Guideline I: Examine the Basis for Legal Constructs

The first guideline for a general theory of law and technology I propose is that one must examine the basis for preexisting existing legal categories before extending them to new technology issues. Examples of the invention of the telegraph 150 years ago and the development of the Internet today help to elucidate this point.

The advent of the telegraph led to disputes over telegraph company liability for miscommunicated telegraph messages. Two different courts confronted this same issue in Parks v. Alta California Telegraph Co. and Breese v. U.S. Telegraph Co. Both courts concluded that the outcome hinged on whether a telegraph company was a common carrier. Common carriers, such as companies that transported goods, were automatically insurers of the delivery of the gonds. The Parks court concluded that telegraph companies were common carriers, and therefore liable for the loss caused by miscommunicated messages; after all, telegraph companies delivered messages just like companies that delivered physical goods also delivered messages (letters). The Breese court concluded that telegraph companies were not common carriers, reasoning that the law of contract should govern, and therefore that telegraph companies were liable for no more than the cost of the telegraph in the case of a miscommunicated message.

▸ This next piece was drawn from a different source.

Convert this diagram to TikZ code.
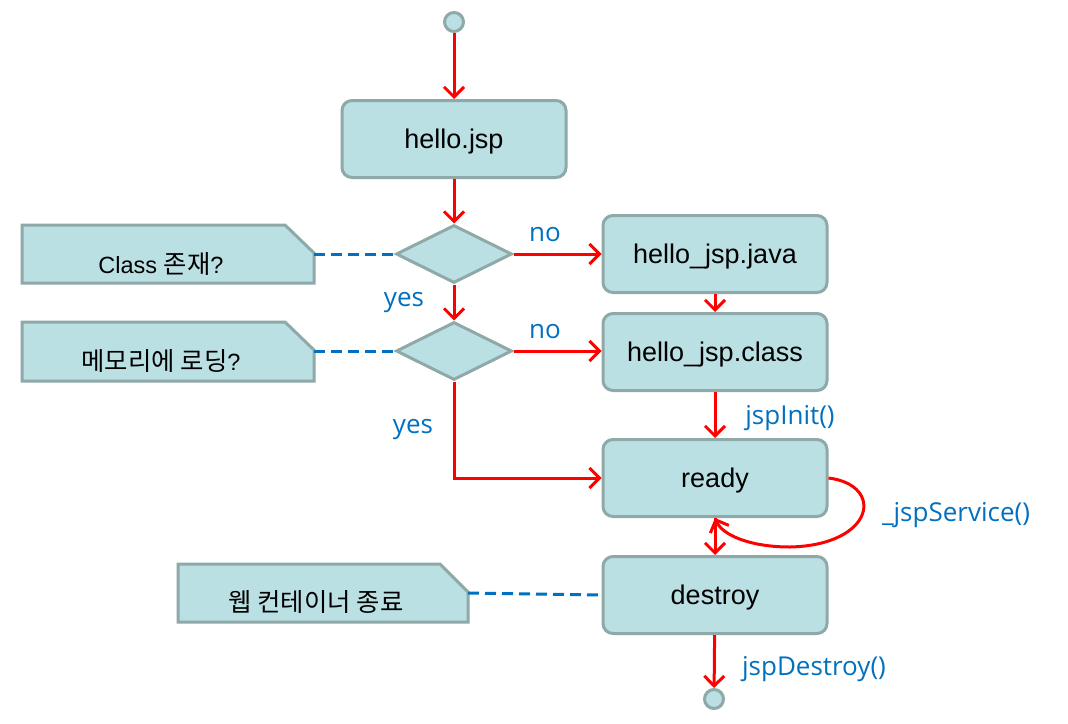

The problem with each courts’ analysis lies in comparing the function of the new technology to the function of the prior technology as a basis for deciding whether to handle a new legal dispute under pre-existing legal rules and categories. A decision-maker, rather, should consider the rationale for the existing legal categories in the first instance, and then determine whether that rationale applies to the new technology. In the case of the telegraph, for example, the rationale for common carrier liability may have been to institute a least-cost avoider regime and reduce transactions costs (among other reasons). This rationale may not apply to telegraphs because they offered a new, easy, cheap method of self-insurance—having the message returned to the sender to check its accuracy.

The same problems can be seen in issues concerning how to resolve disputes brought about by modern advances in communication. Students of internet law are familiar with cases in which courts prohibited the sending of unsolicited email (spam) pursuant to the ancient common law doctrine of trespass to chattels. Courts got around the requirements of physical contact with the chattel, dispossession, and impairment by considering the electronic signals to be physical, band-width to have been dispossessed, and the computer to have been impaired. While one can understand a desire to limit spam, these holdings present the same problem discussed above. In extending a doctrine developed for dispossession of a physical chattel, courts failed to realize the implications of their decisions. The holdings, for instance, would render all unsolicited email, physical mail (junk mail), telephone calls, and even advertisements on broadcast television trespass to chattels.

Preexisting legal categories may be applicable in some cases, but the only way to determine this is to examine the basis for the categories in the first instance, and whether that basis is satisfied by extension of the doctrine. Legal categories (such as common carrier) are only that—legal constructs. Such constructs may need to be revised in the face of technological change.